To pass the time between meals, Kawaguchi was involved in his block’s basketball team. At least each block had basketball and baseball teams that were engaged in competitions to claim bragging rights for the best team. Kawaguchi remembered how basketball was one of the activities that kept him going. He believed “that was the biggest thing for us younger folks, to play baseball and basketball” (Kawaguchi, 23). Despite the competitive sports teams, most people still felt the camp was like a prison. Guards were posted at different locations around the fence. Kawaguchi felt the containment, saying, “You definitely knew that you were in a jail because they had the soldiers up there with the rifles” (Kawaguchi, 24). The enforcement at the camps was strict, which could be seen in this one time when a man was shot after stepping too close to the fence. Japanese Americans would soon realize how the effects of discrimination still haunted them after the closing of the camps.

Japanese Americans felt their lives turned for the worst going through the internment camps. Before these people were freed, questionnaires came to the camps to test the loyalty of the internees. Kawaguchi remembered questions asked to his parents like, “Do you pledge loyalty to the United States and forsake the Emperor?” However, with these questions, people assumed answering “yes” would mean admitting there was such an allegiance to Japan. Another question asked about service in the army. Questionnaires asked, “Would you be willing to serve in the United States Service?” Again, Kawaguchi gave his reaction, “Can you imagine that? Here you’re in jail, and they said you’re going to be drafted into the service” (Kawaguchi, 27). The scary thought that arose from these questions is that people who refused to pledge themselves to America were relocated to another part of the camp for suspicious activity (Daniels, 114). 

Finally, the internment camps closed in 1945 and 1946. Although America took a step in the right direction by closing the camps, it did not end the discrimination towards Japanese Americans. In 1983, Congress apologized for the injustice with enforcement of internment camps and, as a token of apology, gave each survivor $20,000. Kawaguchi stated this was hardly enough to pay for what he went through, but he put it to good use for his children’s education. Kawaguchi is now married and watching his three children grow up to be successful adults.

Japanese Americans dealt with the hardships of America’s injustice through the enforcement of internment camps. These people experienced mass evacuations as their hopes and dreams were left behind, the struggles of living in prisonlike conditions in a camp full of the fear of no future, and the discrimination accompanied by many Americans who had not let go of old hatred. In the end, the country was slow to accept the wrongs of the Japanese American internment camps, and Japanese Americans learned that “Constitutional rights were not an individual and personal guarantee if one were an American of Japanese ancestry” (Bernstein, 299). However, Kawaguchi just wants America to know “that the Japanese aren’t the bad guys [after] all” (Kawaguchi, 41).


 

Bibliography

Bernstein, Joan. Personal Justice Denied. Washington, D.C.: The Civil Liberties Public Education Fund, 1997.
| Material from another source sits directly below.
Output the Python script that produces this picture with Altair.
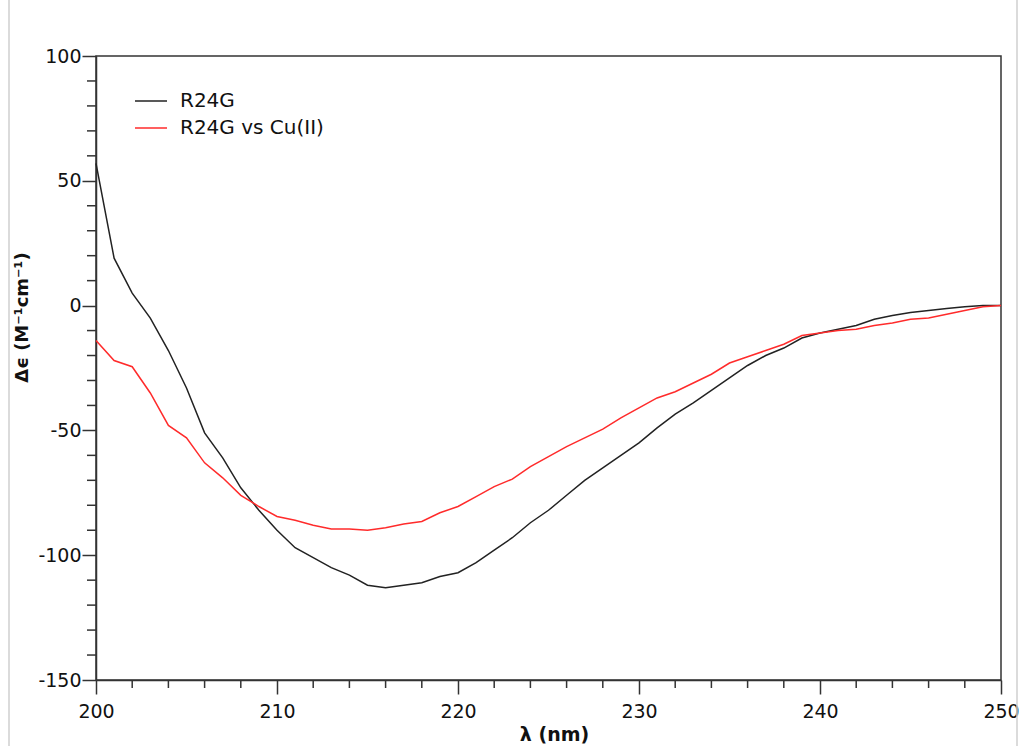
import altair as alt
import pandas as pd

# CD spectra, one reading per nm from 200 to 250 nm
wavelength = list(range(200, 251))

r24g = [57, 19, 5, -5, -18, -33, -51, -61, -73, -82,
        -90, -97, -101, -105, -108, -112, -113, -112, -111, -108.5,
        -107, -103, -98, -93, -87, -82, -76, -70, -65, -60,
        -55, -49, -43.5, -39, -34, -29, -24, -20, -17, -13,
        -11, -9.5, -8, -5.5, -4, -2.8, -2, -1.2, -0.5, 0,
        0]

r24g_cu = [-14, -22, -24.5, -35, -48, -53, -63, -69, -76, -80.5,
           -84.5, -86, -88, -89.5, -89.5, -90, -89, -87.5, -86.5, -83,
           -80.5, -76.5, -72.5, -69.5, -64.5, -60.5, -56.5, -53, -49.5, -45,
           -41, -37, -34.5, -31, -27.5, -23, -20.5, -18, -15.5, -12,
           -11, -10, -9.5, -8, -7, -5.5, -5, -3.5, -2, -0.5,
           0]

series_names = ["R24G", "R24G vs Cu(II)"]
series_colors = ["#222222", "#ff2b2b"]

x_major = [200, 210, 220, 230, 240, 250]
x_minor = [v for v in range(202, 250, 2) if v % 10 != 0]
y_major = [-150, -100, -50, 0, 50, 100]
y_minor = [v for v in range(-140, 100, 10) if v % 50 != 0]

rows = []
for name, values in zip(series_names, [r24g, r24g_cu]):
    for w, v in zip(wavelength, values):
        rows.append({"wl": w, "de": v, "series": name})
df = pd.DataFrame(rows)

W, H = 905, 624
FONT = "DejaVu Sans"
AX = "#333333"

x_scale = alt.Scale(domain=[200, 250], nice=False, zero=False)
y_scale = alt.Scale(domain=[-150, 100], nice=False, zero=False)

# plain hyphen-minus in tick labels
plain_label = "toString(datum.value)"

lines = alt.Chart(df).mark_line(strokeWidth=1.5).encode(
    x=alt.X("wl:Q", scale=x_scale,
            axis=alt.Axis(values=x_major, title="λ (nm)", labelExpr=plain_label,
                          tickSize=14, labelPadding=8, labelFontSize=19,
                          labelFlush=False,
                          titleFontSize=19, titleFontWeight="bold",
                          titleX=458, titleAlign="center",
                          titleY=54, titleBaseline="middle", grid=False)),
    y=alt.Y("de:Q", scale=y_scale,
            axis=alt.Axis(values=y_major, title="Δϵ (M⁻¹cm⁻¹)", labelExpr=plain_label,
                          tickSize=14, labelPadding=1, labelFontSize=19,
                          labelFlush=False,
                          titleFontSize=18, titleFontWeight="bold",
                          titleX=-74, titleY=261, titleAngle=-90,
                          titleBaseline="middle", titleAlign="center",
                          grid=False)),
    color=alt.Color("series:N",
                    scale=alt.Scale(domain=series_names, range=series_colors),
                    legend=alt.Legend(title=None, orient="none",
                                      legendX=38, legendY=28,
                                      symbolType="stroke", symbolSize=1024,
                                      symbolStrokeWidth=1.5, labelOffset=12,
                                      labelFontSize=20, rowPadding=-6)),
    order="wl:Q",
)

# minor ticks on both axes
y_minor_ticks = alt.Chart(pd.DataFrame({"v": y_minor})).mark_rule(
    color=AX, strokeWidth=1.5
).encode(y=alt.Y("v:Q", scale=y_scale), x=alt.value(-9), x2=alt.value(0))

x_minor_ticks = alt.Chart(pd.DataFrame({"v": x_minor})).mark_rule(
    color=AX, strokeWidth=1.5
).encode(x=alt.X("v:Q", scale=x_scale), y=alt.value(H), y2=alt.value(H + 8))

# light page borders at both sides
edges = alt.Chart(pd.DataFrame({"e": [-87, W + 16]})).mark_rule(
    color="#cfcfcf", strokeWidth=1.5
).encode(x=alt.X("e:Q", scale=None), y=alt.value(-56), y2=alt.value(H + 66))

chart = alt.layer(edges, y_minor_ticks, x_minor_ticks, lines).properties(
    width=W, height=H,
    autosize=alt.AutoSizeParams(type="none"),
    padding={"left": 96, "top": 56, "right": 23, "bottom": 66},
    background="white",
).configure_view(
    stroke=AX, strokeWidth=1.5
).configure_axis(
    domainColor=AX, domainWidth=1.5, tickColor=AX, tickWidth=1.5,
    labelColor="#111111", titleColor="#111111",
    labelFont=FONT, titleFont=FONT,
).configure_legend(
    labelFont=FONT, labelColor="#111111"
)

chart.save("out.html", embed_options={"renderer": "svg", "actions": False})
Daniels, Roger. Concentration Camps USA: Japanese Americans and World War II. New York: Holt, Rinehart and Winston, Inc., 1972.

Grapes, Bryan. Japanese American Internment Camps. San Diego: Greenhaven Press, Inc., 2001.

Kawaguchi, Masaru. Interview by Brett S., Marshall H., Robbie D., Zach W., Aaron B., and Mario G. Transcript. Telling Their Stories. The Urban School of San Francisco. April 27, 2005, May 9, 2006. http://www.tellingstories.org/internment/mkawaguchi/index.html.

Tunnell, Michael, and George Chilcoat. The Children of Topaz. New York: Holiday House, 1996.